Le renouvelable marque le pas
Quant à la politique industrielle consacrée aux renouvelables, elle marque le pas : General Electric (qui avait repris cette activité d'Alstom en 2015 avec l'aval du ministre de l'économie d'alors, un certain Emmanuel Macron) et propriétaire d'une usine et d'un bureau d'étude à Montoir-de-Bretagne et Saint-Herblain (Loire-Atlantique) spécialisés dans l'éolien maritime annonçait en septembre 2024 sa décision d'y licencier 360 salariés. Et ce n'est pas la politique de Trump aux États-Unis qui pourra rassurer sur l'avenir de cette filière industrielle.
La dépendance énergétique de la France
Reste l'indépendance énergétique de la France. La filière photovoltaïque est exsangue, la filière éolienne marque le pas. Les investissements sont centrés sur la filière nucléaire dont il a été démontré les difficultés, y compris un déficit de compétences industrielles. Et qu'on n'aille pas dire que cette énergie assure l'indépendance nationale, la France important la totalité de son combustible de pays aussi divers que le Canada, le Kazakhstan, le Niger, l'Australie, la Namibie, bientôt la Mongolie et toujours la Russie.

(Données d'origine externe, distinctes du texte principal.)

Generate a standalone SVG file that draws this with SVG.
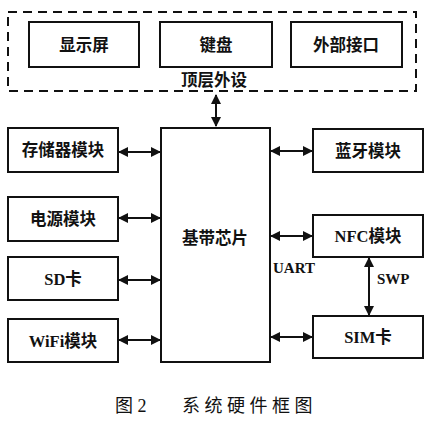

La Russie est soi-disant économiquement sous embargo depuis son agression de l'Ukraine en février 2022. Mais la société Rosatom, géant russe du nucléaire, continue de recycler l'uranium usé des centrales françaises et renvoie le minerai enrichi en France. Selon Greenpeace, « Un quart de l’uranium enrichi importé par la France en 2024 provenait de Russie ». https://www.greenpeace.fr/espace-presse/trois-ans-doccupation-de-la-centrale-nucleaire-de-zaporijia-la-france-contribue-toujours-au-chantage-nucleaire-russe/
Ainsi, malgré l'embargo fait à la Russie, l'approvisionnement en source d'énergie depuis la Russie continue, pas seulement via EDF ou Orano, mais aussi par TotalEnergies, qui vient d'annoncer à ses actionnaires une baisse de ses investissements dans les énergies bas carbone, mais continue de traiter avec la Russie.

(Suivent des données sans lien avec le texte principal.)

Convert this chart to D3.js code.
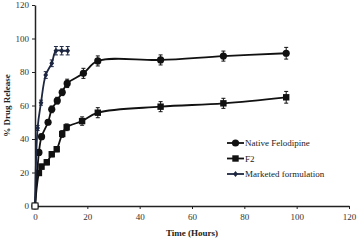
<!DOCTYPE html>
<html>
<head>
<meta charset="utf-8">
<script src="https://d3js.org/d3.v7.min.js"></script>
<style>
body { margin: 0; background: #fff; }
text { font-family: "Liberation Serif", "Times New Roman", serif; }
</style>
</head>
<body>
<script>
// data
var xTicks = [0, 20, 40, 60, 80, 100, 120];
var yTicks = [0, 20, 40, 60, 80, 100, 120];

var nativeTime = [0, 1.5, 2.5, 5, 6.4, 8.5, 10.4, 12.3, 18.5, 24, 48, 72, 96];
var nativeVal  = [0, 32, 41.4, 50, 57.7, 62.9, 67.9, 73.2, 79.2, 86.6, 87.2, 89.5, 91.2];
var nativeErr  = [0, 1.5, 1.5, 1.5, 2, 2, 2, 2.5, 3, 3, 3, 3, 3.5];

var f2Time = [0, 1.5, 2.5, 4.5, 6.4, 8.3, 10.4, 12.1, 18, 24, 48, 72, 96];
var f2Val  = [0, 19.7, 23.5, 26.1, 30.9, 33.9, 43, 47, 50.7, 55.7, 59.3, 61.3, 64.9];
var f2Err  = [0, 1.5, 1.5, 1.5, 1.5, 1.5, 2, 2, 2.5, 3, 3, 3, 3.5];

var mktTime = [0, 1, 2.3, 4.1, 6.4, 8, 10.2, 12.5];
var mktVal  = [0, 46.6, 61.7, 78.2, 85.2, 92.7, 92.7, 92.7];
var mktErr  = [0, 1.5, 1.5, 2, 2, 2.5, 2.5, 2.5];

var svg = d3.select("body")
    .append("svg")
    .attr("width", 358)
    .attr("height", 241)
    .style("display", "block");

var margin = {top: 5, right: 9, bottom: 35, left: 35};
var width = 358 - margin.left - margin.right;
var height = 241 - margin.top - margin.bottom;

var g = svg.append("g").attr("transform", "translate(" + margin.left + "," + margin.top + ")");

var x = d3.scaleLinear().domain([0, 120]).range([0, width]);
var y = d3.scaleLinear().domain([0, 120]).range([height, 0]);

// axes
var xAxis = g.append("g")
    .attr("transform", "translate(0," + height + ")")
    .call(d3.axisBottom(x).tickValues(xTicks).tickSize(3).tickSizeOuter(0));
var yAxis = g.append("g")
    .call(d3.axisLeft(y).tickValues(yTicks).tickSize(3).tickSizeOuter(0));

[xAxis, yAxis].forEach(function (a) {
    a.select(".domain").attr("stroke", "#222").attr("stroke-width", 1.5);
    a.selectAll(".tick line").attr("stroke", "#222");
    a.selectAll("text")
        .style("font-size", "9px")
        .style("font-family", "Liberation Serif, serif")
        .attr("fill", "#333");
});
xAxis.selectAll("text").attr("dy", "0.9em");
yAxis.selectAll("text").attr("x", -6);

var series = [
    {name: "Native Felodipine", t: nativeTime, v: nativeVal, e: nativeErr, shape: "circle", color: "#111"},
    {name: "F2", t: f2Time, v: f2Val, e: f2Err, shape: "square", color: "#111"},
    {name: "Marketed formulation", t: mktTime, v: mktVal, e: mktErr, shape: "diamond", color: "#1c2640"}
];

var line = d3.line()
    .x(function (d) { return x(d.t); })
    .y(function (d) { return y(d.v); })
    .curve(d3.curveCatmullRom.alpha(0.5));

function marker(sel, shape, color) {
    if (shape === "circle") {
        sel.append("circle").attr("r", 3.6).attr("fill", color);
    } else if (shape === "square") {
        sel.append("rect").attr("x", -3.2).attr("y", -3.2).attr("width", 6.4).attr("height", 6.4).attr("fill", color);
    } else {
        sel.append("path").attr("d", "M0,-3L2.4,0L0,3L-2.4,0Z").attr("fill", color);
    }
}

series.forEach(function (s) {
    var pts = s.t.map(function (t, i) { return {t: t, v: s.v[i], e: s.e[i]}; });

    g.append("path")
        .datum(pts)
        .attr("d", line)
        .attr("fill", "none")
        .attr("stroke", s.color)
        .attr("stroke-width", 1.8);

    // error bars
    var eb = g.append("g").selectAll("g")
        .data(pts.filter(function (d) { return d.e > 0; }))
        .enter()
        .append("g")
        .attr("stroke", s.color)
        .attr("stroke-width", 1);
    eb.append("line")
        .attr("x1", function (d) { return x(d.t); })
        .attr("x2", function (d) { return x(d.t); })
        .attr("y1", function (d) { return y(d.v - d.e); })
        .attr("y2", function (d) { return y(d.v + d.e); });
    [-1, 1].forEach(function (k) {
        eb.append("line")
            .attr("x1", function (d) { return x(d.t) - 2; })
            .attr("x2", function (d) { return x(d.t) + 2; })
            .attr("y1", function (d) { return y(d.v + k * d.e); })
            .attr("y2", function (d) { return y(d.v + k * d.e); });
    });

    g.append("g").selectAll("g")
        .data(pts)
        .enter()
        .append("g")
        .attr("transform", function (d) { return "translate(" + x(d.t) + "," + y(d.v) + ")"; })
        .each(function () { marker(d3.select(this), s.shape, s.color); });
});

// start point marker (open box with x)
g.append("rect").attr("x", x(0) - 3).attr("y", y(0) - 3).attr("width", 6).attr("height", 6)
    .attr("fill", "#fff").attr("stroke", "#111").attr("stroke-width", 1);

// legend
var legend = svg.append("g").attr("transform", "translate(227,143)");
series.forEach(function (s, i) {
    var row = legend.append("g").attr("transform", "translate(0," + (i * 15.5) + ")");
    row.append("line").attr("x1", 0).attr("x2", 17).attr("y1", 0).attr("y2", 0)
        .attr("stroke", s.color).attr("stroke-width", 1.8);
    var m = row.append("g").attr("transform", "translate(8.5,0)");
    marker(m, s.shape, s.color);
    row.append("text")
        .attr("x", 18)
        .attr("y", 0)
        .attr("dy", "0.35em")
        .style("font-size", "9px")
        .attr("fill", "#222")
        .text(s.name);
});

// axis titles
svg.append("text")
    .attr("x", margin.left + width / 2)
    .attr("y", 236)
    .attr("text-anchor", "middle")
    .style("font-size", "9px")
    .style("font-weight", "bold")
    .attr("fill", "#222")
    .text("Time (Hours)");

svg.append("text")
    .attr("transform", "translate(10," + (margin.top + height / 2) + ") rotate(-90)")
    .attr("text-anchor", "middle")
    .style("font-size", "9px")
    .style("font-weight", "bold")
    .attr("fill", "#222")
    .text("% Drug Release");
</script>
</body>
</html>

On apprend aussi qu'en 2024, les importations de GNL (Gaz Naturel Liquéfié) russe ont bondi de 80% en France, la Russie étant le second fournisseur GNL de la France, derrière les USA, mais devant l'Algérie.

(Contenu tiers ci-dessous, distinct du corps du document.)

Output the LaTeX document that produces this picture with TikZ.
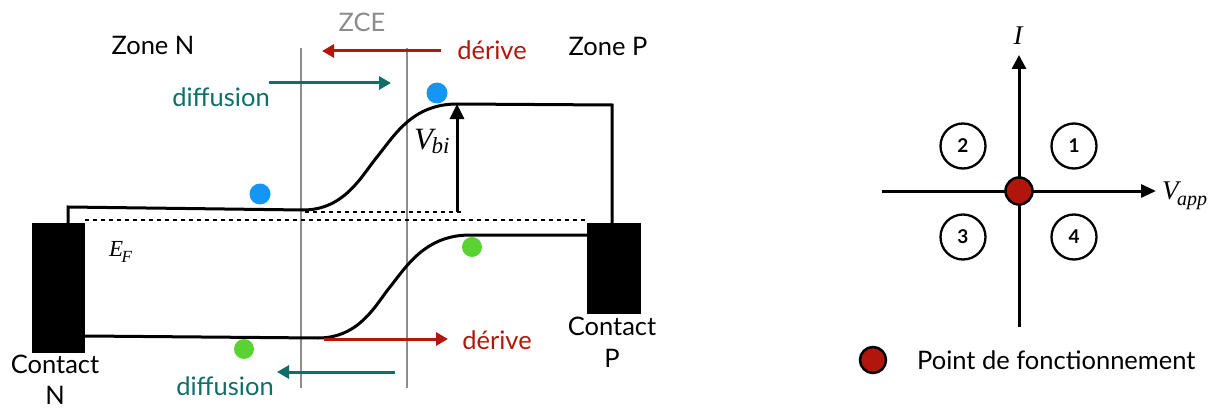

https://www.latribune.fr/climat/energie-environnement/en-2024-les-importations-de-gnl-russe-ont-bondi-de-80-en-france-1019797.html
Tout en maintenant des liens commerciaux dits « stratégiques », on nous assène que la Russie est une menace pour l'Union Européenne. Faudrait savoir !
En conclusion
Oublions l'idée d'une énergie abondante et bon marché. Ça appartient au passé et cette énergie miracle n'existe pas.
S'il est clair qu'il faut sortir des énergies émettrices de gaz à effet de serre, nous ne sommes pas sorti s du dogme nucléariste. Tant de choses seraient possibles à commencer par la meilleure source d'énergie : l'économiser autant que possible, notamment par des politiques de logement (isolation, mais aussi matériaux autres que le béton) et de transport moins gourmandes en énergies.
Il est nécessaire aussi de faire de la recherche sur les énergies et les matériaux du futur. Là encore, on constate que les universités et la recherche sont malmenées, faute de crédits.
Enfin, il faut viser la sobriété, que ce soit dans nos comportements individuels ou dans les choix collectifs. Mais la sobriété est un choix de société qui dépasse de loin la question de l'énergie.
Ce choix de société, pour l'instant, c'est le capitalisme qui l'oriente ainsi que la technocratie à son service.
Sortir du capitalisme est nécessaire. Pour autant, nous sommes plus de huit milliards d'êtres humains sur terre et se poseront toujours les questions de leur donner des conditions de vie décentes.